His second favourite
book, though, is highly likely to be his well-thumbed copy of Team of
Rivals, Doris Kearns Goodwin’s study of Abraham Lincoln’s journey
to the White House, and his subsequent success in drawing his most
formidable opponents into his cabinet, managing their conflicting
personalities, and getting the best out of their skills.
In which case, Trump
will be more than familiar with the figure of Salmon Chase, once
Lincoln’s rival for the Republican nomination, who moulded his
daughter Kate as his political helpmeet, and who would clearly have
had the function of a de facto first lady, had Chase beaten Lincoln
to the White House.
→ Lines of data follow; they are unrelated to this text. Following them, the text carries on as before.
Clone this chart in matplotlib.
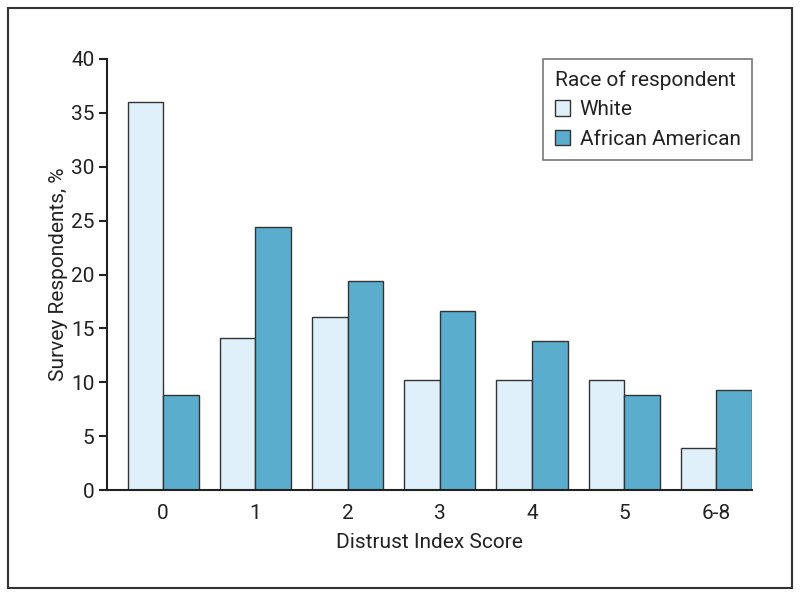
import numpy as np
import matplotlib
matplotlib.use("Agg")
import matplotlib.pyplot as plt
from matplotlib.patches import Rectangle

plt.rcParams['font.family'] = ['Roboto', 'DejaVu Sans']

categories = ['0', '1', '2', '3', '4', '5', '6-8']
white = [36.0, 14.1, 16.1, 10.2, 10.2, 10.2, 3.9]
african_american = [8.8, 24.4, 19.4, 16.6, 13.8, 8.8, 9.3]

white_color = '#dff0fa'
aa_color = '#5aadcd'
edge = '#333333'
text_color = '#222222'
fs = 15

fig = plt.figure(figsize=(8.0, 5.96), dpi=100)
ax = fig.add_axes([107 / 800, 1 - 490 / 596, (752 - 107) / 800, (490 - 59) / 596])

x = np.arange(len(categories))
w = 0.386
ax.bar(x - w / 2, white, w, color=white_color, edgecolor=edge, linewidth=1, label='White')
ax.bar(x + w / 2, african_american, w, color=aa_color, edgecolor=edge, linewidth=1,
       label='African American')

ax.set_xlim(-0.609, 6.386)
ax.set_ylim(0, 40)
ax.set_yticks(np.arange(0, 41, 5))
ax.set_xticks(x)
ax.set_xticklabels(categories)

for s in ['top', 'right']:
    ax.spines[s].set_visible(False)
for s in ['left', 'bottom']:
    ax.spines[s].set_linewidth(1.5)
    ax.spines[s].set_color(text_color)
ax.tick_params(axis='y', length=6, width=1.5, direction='out', labelsize=fs, colors=text_color, pad=3)
ax.tick_params(axis='x', length=0, labelsize=fs, colors=text_color, pad=10)

ax.set_xlabel('Distrust Index Score', fontsize=fs, color=text_color, labelpad=7)
ax.set_ylabel('Survey Respondents, %', fontsize=fs, color=text_color, labelpad=2)

leg = ax.legend(title='Race of respondent', loc='upper right', bbox_to_anchor=(1.0, 1.0),
                borderaxespad=0, fontsize=fs, title_fontsize=fs, frameon=True, fancybox=False,
                edgecolor='#555555', handlelength=0.75, handleheight=0.75,
                handletextpad=0.45, borderpad=0.55, labelspacing=0.5)
leg._legend_box.align = 'left'
leg.get_title().set_color(text_color)
for t in leg.get_texts():
    t.set_color(text_color)
leg.get_frame().set_linewidth(1.2)

fig.patches.append(Rectangle((8 / 800, 8 / 596), 784 / 800, 580 / 596, transform=fig.transFigure,
                             fill=False, edgecolor='#333333', linewidth=1.5))

fig.savefig('out.png', dpi=100)
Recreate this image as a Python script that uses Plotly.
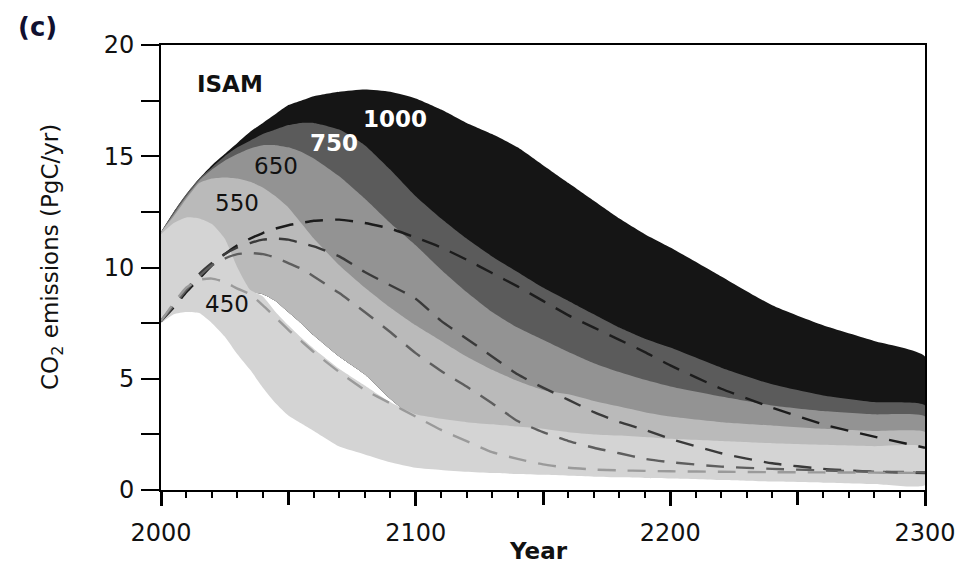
import plotly.graph_objects as go

# ---------------- data ----------------
YEARS = [2000, 2005, 2010, 2015, 2020, 2025, 2030, 2035, 2040, 2045, 2050, 2055, 2060,
         2070, 2080, 2090, 2100, 2110, 2120, 2130, 2140, 2150, 2160, 2170, 2180, 2190,
         2200, 2220, 2240, 2260, 2280, 2300]

# upper edges of the shaded ranges (PgC/yr)
UP_1000 = [11.6, 12.5, 13.3, 14.0, 14.6, 15.1, 15.6, 16.1, 16.5, 16.9, 17.3, 17.5, 17.7,
           17.9, 18.0, 17.9, 17.6, 17.1, 16.5, 16.0, 15.4, 14.6, 13.8, 13.0, 12.2, 11.5,
           10.9, 9.6, 8.3, 7.4, 6.7, 6.0]
UP_750 = [11.6, 12.5, 13.3, 14.0, 14.5, 15.0, 15.4, 15.7, 16.0, 16.2, 16.4, 16.5, 16.5,
          16.2, 15.5, 14.4, 13.2, 12.2, 11.3, 10.5, 9.8, 9.1, 8.5, 7.9, 7.3, 6.8,
          6.4, 5.5, 4.75, 4.25, 3.95, 3.8]
UP_650 = [11.6, 12.4, 13.2, 13.9, 14.4, 14.8, 15.1, 15.35, 15.5, 15.5, 15.4, 15.2, 14.9,
          14.1, 13.1, 12.0, 11.0, 9.9, 8.9, 8.0, 7.3, 6.75, 6.2, 5.7, 5.3, 4.95,
          4.65, 4.2, 3.8, 3.55, 3.4, 3.3]
UP_550 = [11.6, 12.3, 13.1, 13.8, 14.0, 14.05, 14.0, 13.85, 13.6, 13.2, 12.7, 12.0, 11.3,
          10.1, 9.1, 8.2, 7.4, 6.7, 6.0, 5.4, 4.9, 4.5, 4.3, 4.0, 3.75, 3.5,
          3.3, 3.05, 2.9, 2.75, 2.65, 2.6]
UP_450 = [11.5, 12.0, 12.25, 12.2, 11.95, 11.3, 10.0, 9.0, 8.7, 8.0, 7.4, 6.85, 6.35,
          5.45, 4.7, 3.95, 3.4, 3.2, 3.05, 2.95, 2.85, 2.75, 2.6, 2.5, 2.45, 2.38,
          2.3, 2.2, 2.1, 2.03, 1.97, 1.93]

# lower edges
LO_550 = [9.0, 9.3, 9.5, 9.5, 9.4, 9.2, 9.0, 8.9, 8.8, 8.5, 8.0, 7.5, 6.95,
          6.0, 5.2, 4.1, 3.2, 2.9, 2.7, 2.6, 2.5, 2.45, 2.4, 2.35, 2.3, 2.2,
          2.1, 2.0, 1.9, 1.8, 1.7, 1.6]
LO_450 = [7.5, 7.9, 8.0, 7.95, 7.5, 6.9, 6.1, 5.4, 4.6, 3.9, 3.35, 3.0, 2.65,
          1.95, 1.6, 1.25, 1.0, 0.9, 0.82, 0.76, 0.72, 0.68, 0.64, 0.6, 0.57, 0.54,
          0.52, 0.45, 0.38, 0.33, 0.27, 0.22]

# reference cases (dashed)
REF_1000 = [7.6, 8.2, 8.9, 9.5, 10.1, 10.6, 11.0, 11.3, 11.55, 11.75, 11.9, 12.0, 12.1,
            12.15, 12.0, 11.75, 11.35, 10.9, 10.35, 9.75, 9.15, 8.5, 7.85, 7.3, 6.75, 6.2,
            5.6, 4.55, 3.7, 2.95, 2.4, 1.9]
REF_750 = [7.6, 8.3, 9.0, 9.7, 10.2, 10.6, 10.9, 11.1, 11.25, 11.3, 11.25, 11.1, 10.95,
           10.5, 9.8, 9.2, 8.6, 7.6, 6.8, 6.0, 5.2, 4.6, 4.05, 3.5, 3.05, 2.7,
           2.3, 1.65, 1.2, 0.95, 0.82, 0.76]
REF_650 = [7.6, 8.3, 9.0, 9.6, 10.1, 10.4, 10.6, 10.65, 10.6, 10.45, 10.2, 9.95, 9.6,
           8.85, 8.0, 7.1, 6.15, 5.35, 4.65, 3.9, 3.1, 2.6, 2.2, 1.9, 1.65, 1.4,
           1.25, 1.05, 0.95, 0.88, 0.82, 0.8]
REF_550 = [7.6, 8.4, 9.1, 9.45, 9.5, 9.35, 9.05, 8.8, 8.3, 7.75, 7.2, 6.7, 6.2,
           5.3, 4.5, 3.9, 3.3, 2.7, 2.2, 1.7, 1.4, 1.15, 1.0, 0.92, 0.88, 0.86,
           0.84, 0.82, 0.8, 0.79, 0.78, 0.77]

LEVELS = ["1000", "750", "650", "550", "450"]
BAND_UPPER = [UP_1000, UP_750, UP_650, UP_550, UP_450]
BAND_LOWER = [LO_550, LO_550, LO_550, LO_550, LO_450]
BAND_COLORS = ["#151515", "#5b5b5b", "#939393", "#bababa", "#d4d4d4"]

REFS = [REF_1000, REF_750, REF_650, REF_550]
REF_COLORS = ["#1c1c1c", "#3a3a3a", "#5e5e5e", "#9a9a9a"]

X_LABEL_STEP = 100   # labelled ticks
X_MAJOR_STEP = 50    # long tick marks
X_MINOR_STEP = 10    # short tick marks

X_TITLE = "<b>Year</b>"
Y_TITLE = "CO<sub>2</sub> emissions (PgC/yr)"

# label positions (year, value)
LEVEL_LABELS = [("1000", 2092, 16.67, "white", True, 23),
                ("750", 2068, 15.6, "white", True, 23),
                ("650", 2045, 14.55, "#111111", False, 23),
                ("550", 2030, 12.9, "#111111", False, 23),
                ("450", 2026, 8.35, "#111111", False, 23)]

FONT = "DejaVu Sans"

fig = go.Figure()

for lvl, up, lo, col in zip(LEVELS, BAND_UPPER, BAND_LOWER, BAND_COLORS):
    fig.add_trace(go.Scatter(
        x=YEARS + YEARS[::-1], y=up + lo[::-1],
        fill="toself", fillcolor=col, mode="lines",
        line=dict(width=0, color=col, shape="spline", smoothing=0.5),
        hoverinfo="skip", showlegend=False, name=lvl))

for ref, col in zip(REFS, REF_COLORS):
    fig.add_trace(go.Scatter(
        x=YEARS, y=ref, mode="lines",
        line=dict(color=col, width=2.4, dash="18px,12px", shape="spline", smoothing=0.5),
        hoverinfo="skip", showlegend=False))

ann = []
for txt, xv, yv, col, bold, sz in LEVEL_LABELS:
    ann.append(dict(x=xv, y=yv, xref="x", yref="y", text=f"<b>{txt}</b>" if bold else txt,
                    showarrow=False, xanchor="center", yanchor="middle",
                    font=dict(family=FONT, size=sz, color=col)))
ann.append(dict(x=2027, y=18.25, xref="x", yref="y", text="<b>ISAM</b>", showarrow=False,
                xanchor="center", yanchor="middle",
                font=dict(family=FONT, size=23, color="#111111")))
ann.append(dict(x=-0.1623, y=1.0404, xref="paper", yref="paper", text="<b>(c)</b>",
                showarrow=False, xanchor="center", yanchor="middle",
                font=dict(family=FONT, size=26, color="#101030")))
ann.append(dict(x=-0.1427, y=0.5236, xref="paper", yref="paper", text=Y_TITLE,
                textangle=-90, showarrow=False, xanchor="center", yanchor="middle",
                font=dict(family=FONT, size=23, color="#111111")))
ann.append(dict(x=0.4935, y=-0.137, xref="paper", yref="paper", text=X_TITLE,
                showarrow=False, xanchor="center", yanchor="middle",
                font=dict(family=FONT, size=23, color="#111111")))

fig.update_layout(
    width=958, height=563,
    margin=dict(l=161, r=33, t=45, b=73, autoexpand=False),
    paper_bgcolor="white", plot_bgcolor="white",
    annotations=ann,
    font=dict(family=FONT, size=22, color="#111111"),
    xaxis=dict(
        range=[2000, 2300], tickmode="linear", tick0=2000, dtick=X_LABEL_STEP,
        ticks="outside", ticklen=14, tickwidth=2.5, tickcolor="black",
        minor=dict(dtick=X_MINOR_STEP, tick0=2000, ticks="outside", ticklen=6,
                   tickwidth=1.5, tickcolor="black"),
        showline=True, linewidth=2, linecolor="black", mirror=True, automargin=False,
        showgrid=False, zeroline=False, ticklabelstandoff=6,
        tickfont=dict(family=FONT, size=24, color="#111111")),
    xaxis2=dict(
        range=[2000, 2300], matches="x", overlaying="x", side="bottom", anchor="y",
        tickmode="linear", tick0=2000, dtick=X_MAJOR_STEP,
        ticks="outside", ticklen=14, tickwidth=2.5, tickcolor="black",
        showticklabels=False, showline=False, showgrid=False, zeroline=False,
        automargin=False),
    yaxis=dict(
        range=[0, 20], tickmode="linear", tick0=0, dtick=5,
        ticks="outside", ticklen=18, tickwidth=2, tickcolor="black",
        minor=dict(dtick=2.5, tick0=0, ticks="outside", ticklen=18, tickwidth=1.5,
                   tickcolor="black"),
        showline=True, linewidth=2, linecolor="black", mirror=True, automargin=False,
        showgrid=False, zeroline=False, ticklabelstandoff=2,
        tickfont=dict(family=FONT, size=24, color="#111111")),
)

# invisible helper trace so the secondary tick axis is drawn
fig.add_trace(go.Scatter(x=[YEARS[0], YEARS[-1]], y=[None, None], xaxis="x2", yaxis="y",
                         mode="lines", hoverinfo="skip", showlegend=False))

fig.write_html("out.html")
By the age of 45, Chase had buried three of his
wives – not figuratively, like Donald, but literally – and
instead looked to his daughter as his partner in politics. I am sure
Trump would point out that Ivanka is merely the Kate Chase de nos
jours – however tough on her stepmother that may be.
Admittedly, there
will be those who insist that Ivanka’s family ties are born of a
darker place, and seem rather more reminiscent of something out of
the Lannisters from Game of Thrones. To many of us foreign outsiders,
the fact that Ivanka has already been touted as a future US
presidential candidate (along with Michelle Obama) does increasingly
suggest that the White House has become analogous to the Iron Throne,
with just a few families permitted to fight and scheme for it.
Chelsea Clinton as the eventual mother of dragons? Only time will
show. For now, we must simply marvel at Ivanka’s ability to
straddle two worlds, and order her pavé diamond Security Clearance
Amulet just as soon as it hits the stores.